Man from Reno(2014年製作の映画)
4.4
存在しないはずの男、奴は一体誰なんだ。セガールの娘である藤谷文子と北村一輝が活躍する、アメリカのインディペンデント映画。仕事に嫌気が差して日本を離れた女流ミステリー作家が事件に巻き込まれるという最高の設定のうえ、濃霧により視野が失われた夜道の交通事故のファーストショットから隙がなく、重厚なミステリーの質感を保ち続ける。ちゃんと日本人キャストが日本人役を演じていることに少し嬉しさを覚えた。

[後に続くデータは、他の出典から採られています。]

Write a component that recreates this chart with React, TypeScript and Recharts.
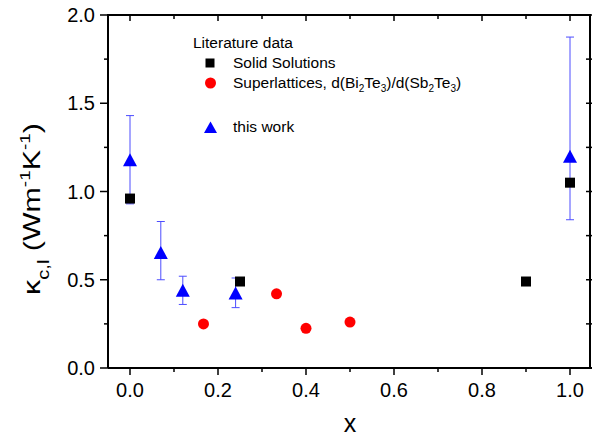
import React from 'react';
import { ScatterChart, Scatter, XAxis, YAxis, ErrorBar } from 'recharts';

// Literature data: solid solutions
const solidX = [0, 0.25, 0.9, 1.0];
const solidY = [0.96, 0.49, 0.49, 1.05];

// Literature data: superlattices d(Bi2Te3)/d(Sb2Te3)
const superX = [0.167, 0.333, 0.4, 0.5];
const superY = [0.25, 0.42, 0.225, 0.26];

// this work (with asymmetric error bars)
const workX = [0, 0.07, 0.12, 0.24, 1.0];
const workY = [1.18, 0.655, 0.44, 0.425, 1.2];
const workErrLow = [0.25, 0.155, 0.08, 0.083, 0.36];
const workErrHigh = [0.25, 0.175, 0.08, 0.085, 0.675];

const xTicks = [0, 0.1, 0.2, 0.3, 0.4, 0.5, 0.6, 0.7, 0.8, 0.9, 1.0];
const yTicks = [0, 0.25, 0.5, 0.75, 1.0, 1.25, 1.5, 1.75, 2.0];
const xDomain = [-0.05, 1.05];
const yDomain = [0, 2];

const solidData = solidX.map((x, i) => ({ x, y: solidY[i] }));
const superData = superX.map((x, i) => ({ x, y: superY[i] }));
const workData = workX.map((x, i) => ({ x, y: workY[i], err: [workErrLow[i], workErrHigh[i]] }));

const W = 604;
const H = 439;
const MARGIN = { top: 15, right: 12, left: 0, bottom: 0 };
const Y_AXIS_W = 108;
const X_AXIS_H = 71;
// plot box, used for the mirrored top/right frame
const PLOT_X = MARGIN.left + Y_AXIS_W;
const PLOT_Y = MARGIN.top;
const PLOT_W = W - MARGIN.left - MARGIN.right - Y_AXIS_W;
const PLOT_H = H - MARGIN.top - MARGIN.bottom - X_AXIS_H;

const FONT = '"Liberation Sans", Arial, sans-serif';

const Square = (p: any) => <rect x={p.cx - 5} y={p.cy - 5} width={10} height={10} fill="#000" />;
const Dot = (p: any) => <circle cx={p.cx} cy={p.cy} r={5.5} fill="#ff0000" />;
const Tri = (p: any) => (
    <polygon
        points={`${p.cx},${p.cy - 6.5} ${p.cx - 7},${p.cy + 6.5} ${p.cx + 7},${p.cy + 6.5}`}
        fill="#0000ff"
    />
);

const BottomTick = (p: any) => {
    const major = p.index % 2 === 0;
    return (
        <g>
            <line x1={p.x} x2={p.x} y1={p.y} y2={p.y + (major ? 7 : 4)} stroke="#000" strokeWidth={1.5} />
            {major && (
                <text x={p.x} y={p.y + 29} textAnchor="middle" fontSize={20} fontFamily={FONT} fill="#000">
                    {p.payload.value.toFixed(1)}
                </text>
            )}
        </g>
    );
};

const LeftTick = (p: any) => {
    const major = p.index % 2 === 0;
    return (
        <g>
            <line x1={p.x} x2={p.x - (major ? 8 : 4)} y1={p.y} y2={p.y} stroke="#000" strokeWidth={1.5} />
            {major && (
                <text x={p.x - 13} y={p.y + 7} textAnchor="end" fontSize={20} fontFamily={FONT} fill="#000">
                    {p.payload.value.toFixed(1)}
                </text>
            )}
        </g>
    );
};

const YTitle = () => (
    <text
        transform="translate(40, 209) rotate(-90)"
        textAnchor="middle"
        fontSize={24}
        fontFamily={FONT}
        fill="#000"
        textLength={172}
        lengthAdjust="spacingAndGlyphs"
    >
        κ
        <tspan fontSize={16} dy={9}>c,l</tspan>
        <tspan dy={-9}> (Wm</tspan>
        <tspan fontSize={15} dy={-10}>-1</tspan>
        <tspan dy={10}>K</tspan>
        <tspan fontSize={15} dy={-10}>-1</tspan>
        <tspan dy={10}>)</tspan>
    </text>
);

const XTitle = () => (
    <text x={350} y={432} textAnchor="middle" fontSize={25} fontFamily={FONT} fill="#000">
        x
    </text>
);

const axisLine = { stroke: '#000', strokeWidth: 2 };

// inward ticks on the top and right edges of the box (same domains as the axes)
function FrameTicks() {
    const fx = (v: number) => PLOT_X + ((v - xDomain[0]) / (xDomain[1] - xDomain[0])) * PLOT_W;
    const fy = (v: number) => PLOT_Y + PLOT_H - ((v - yDomain[0]) / (yDomain[1] - yDomain[0])) * PLOT_H;
    const right = PLOT_X + PLOT_W;
    return (
        <g>
            {xTicks.map((t, i) => (
                <rect key={'t' + i} x={fx(t) - 0.75} y={PLOT_Y} width={1.5} height={i % 2 === 0 ? 6 : 4} fill="#000" />
            ))}
            {yTicks.map((t, i) => (
                <rect key={'r' + i} x={right - 6} y={fy(t) - 0.75} width={6} height={1.5} fill="#000" />
            ))}
        </g>
    );
}

function Overlay() {
    const tx = 233;
    return (
        <svg width={W} height={H} style={{ position: 'absolute', left: 0, top: 0, pointerEvents: 'none' }}>
            <FrameTicks />
            <g fontFamily={FONT} fontSize={15.5} fill="#000">
                <text x={193} y={48}>Literature data</text>
                <rect x={205.5} y={58.5} width={9} height={9} fill="#000" />
                <text x={tx} y={68}>Solid Solutions</text>
                <circle cx={210.5} cy={83} r={5.5} fill="#ff0000" />
                <text x={tx} y={88}>
                    Superlattices, d(Bi<tspan fontSize={10} dy={4}>2</tspan>
                    <tspan dy={-4}>Te</tspan><tspan fontSize={10} dy={4}>3</tspan>
                    <tspan dy={-4}>)/d(Sb</tspan><tspan fontSize={10} dy={4}>2</tspan>
                    <tspan dy={-4}>Te</tspan><tspan fontSize={10} dy={4}>3</tspan>
                    <tspan dy={-4}>)</tspan>
                </text>
                <polygon points="210.5,121.5 204,133 217,133" fill="#0000ff" />
                <text x={tx} y={132}>this work</text>
            </g>
        </svg>
    );
}

export default function App() {
    return (
        <div style={{ position: 'absolute', left: 0, top: 0, width: W, height: H, background: '#fff' }}>
            <ScatterChart width={W} height={H} margin={MARGIN}>
                <XAxis
                    dataKey="x"
                    type="number"
                    domain={xDomain}
                    ticks={xTicks}
                    interval={0}
                    height={X_AXIS_H}
                    tickSize={0}
                    tickMargin={0}
                    tickLine={false}
                    axisLine={axisLine}
                    tick={BottomTick}
                    label={XTitle}
                />
                <YAxis
                    dataKey="y"
                    type="number"
                    domain={yDomain}
                    ticks={yTicks}
                    interval={0}
                    width={Y_AXIS_W}
                    tickSize={0}
                    tickMargin={0}
                    tickLine={false}
                    axisLine={axisLine}
                    tick={LeftTick}
                    label={YTitle}
                />
                <Scatter data={workData} shape={Tri} isAnimationActive={false}>
                    <ErrorBar dataKey="err" direction="y" width={4} stroke="#4d4dff" strokeWidth={1} />
                </Scatter>
                <Scatter data={solidData} shape={Square} isAnimationActive={false} />
                <Scatter data={superData} shape={Dot} isAnimationActive={false} />
            </ScatterChart>
            {/* top and right edges of the box as a plain bordered div */}
            <div
                style={{
                    position: 'absolute',
                    left: PLOT_X - 1,
                    top: PLOT_Y - 1,
                    width: PLOT_W,
                    height: PLOT_H,
                    borderTop: '2px solid #000',
                    borderRight: '2px solid #000',
                    boxSizing: 'border-box',
                    pointerEvents: 'none',
                }}
            />
            <Overlay />
        </div>
    );
}
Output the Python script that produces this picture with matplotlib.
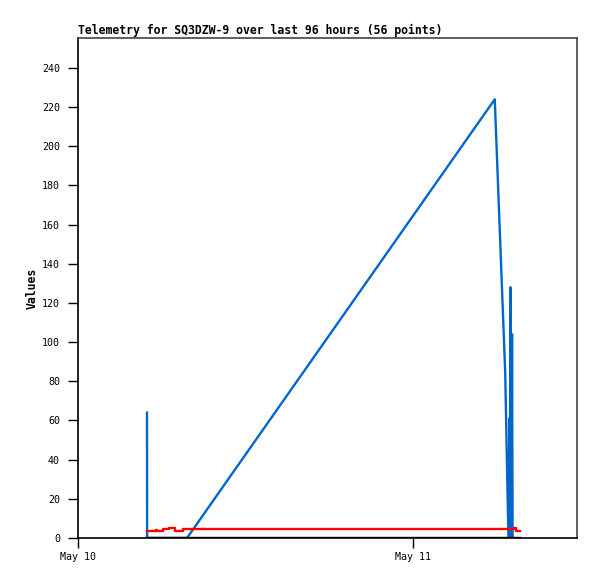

一人の女を巡る2人の日本人男性の謎に、自らが轢いた男の顔と 「アキラスズキ」 の名前を手がかりとして、老刑事が迫る事件の全貌。表面的な事件としては何も起こっていないのに、何かが起こっている(そして誰もがそれに翻弄されてゆく)居心地の悪さがたまらない。その上会話が一々素晴らしく、藤谷文子の独特の間の取り方や煮え切らない表情から、常に重々しく、張り詰めるような緊張感を孕んでいる。一夜を共にして理解を深めたつもりでいた男について聞かれた際の、「(彼について)これ以外に何か分かる?」 「…煙草を、吸う。」 が良すぎた。
女と男、同じ 「アキラスズキ」 を探しながらも、それぞれの頭に思い浮かべる男が違う、噛み合っているようで噛み合わない会話もまた最高だし、「コミ」 に至っては暴れたくなるほどの“日本語的”カタルシスを覚えた。丁寧に紡がれる粋な台詞と、層のように重なってゆく人間関係。小説を読んだ後のような余韻に浸る。どちゃくそな傑作。